Citing an example, the AGP said that the civic agency did not recover dues for allowing construction of six additional storeys, from 4th to 10th on a plot measuring 21,000 sq.yards allotted to Pakistan Red Crescent Society. The auditor report says this resulted in non-recovery of Rs275.10 million. Clarifying the civic agency’s stance, an official had said that the society had applied for a waiver of extra charges, on the construction of additional floors. But sources informed the Express Tribune that the auditor insisted on recovery of the amount.

Moreover, the AGP noted that the civic agency’s Building Control Directorate neither removed nor penalised unauthorised construction of Petroleum House in G-5/2, KRL Building in G-9/1 and Federal Flood Commission in G-5/1. These constructions were made without prior approval of building plan and resulted in non-recovery of Rs14.45 million. Similarly, the approval of a building plan of a marriage hall at G-6 Markaz, construction on plot No 2-E and 3-J at I-9 Markaz and plot No 3-E at G-10 Markaz resulted in non-recovery of Rs12.10 million.

However, CDA chief Imtiaz Inayat Elahi told the sub-committee that irregularities were committed before his tenure and previously a total of 166 additional floors had been added to buildings in different sectors of the city. Around 117 of these have taken place with CDA’s approval and 49 have been built without it.

Of the 49 illegally constructed additional stories, 25 have already been legalised, while cases of the remaining are pending. The representatives of Islamabad Chambers of Commerce and Industries (ICCI) told the Senate panel that CDA did not announce a comprehensive policy due to which the pending cases could not be decided.
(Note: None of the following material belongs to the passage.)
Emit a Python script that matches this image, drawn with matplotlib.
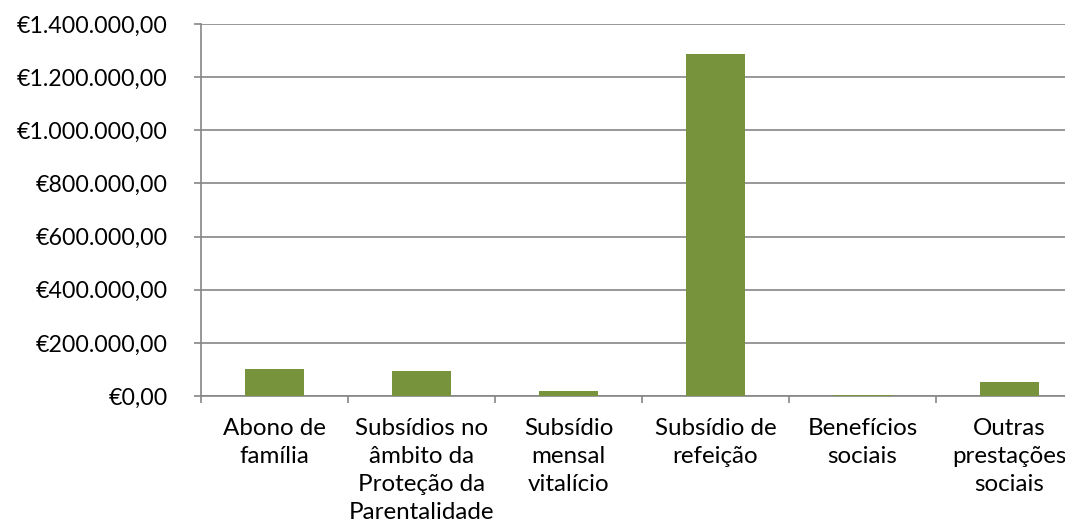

The committee expressed concern over a drastic reduction in the fee charged by the authority to allow additional constructions. Presently, construction of an additional storey on existing commercial buildings is allowed on payment of Rs2,700 per sq.yards in the I-8 and F sectors. The charges were Rs7,000 per square yards in 2002.

The rate for ‘G’ and ‘I’ sectors (except I-8) is Rs1,800 per sq.yards, against Rs4,000 earlier. Similarly, the charges to add an additional storey to a flat are Rs1,350 and Rs900 per sq.yards in F-11 and G-11, respectively.

The parliamentary panel observed that CDA’s building control, enforcement and designing wings have been “silent spectators” over the years, allowing construction of residential and commercial buildings without implementing the relevant bylaws.

According to the bylaws, “Any construction started/carried out without prior approval of the authority shall be liable to be removed at the risk and cost of the owner(s) or imposition of penalty as given in the rules.”

The Islamabad Residential Sectors Zoning (building bylaws) Regulations was revised in 2005 extending it to “all private and public land/plots in the Islamabad Capital Territory (ICT) except those in the Diplomatic Enclave or mentioned specifically.”

But despite having these powers, CDA is reluctant to take action against unapproved constructions, the parliamentary panel observed. The committee added that the situation is much alarming as CDA is not serious in pursuing the cases.

Published in The Express Tribune, May 24th, 2011.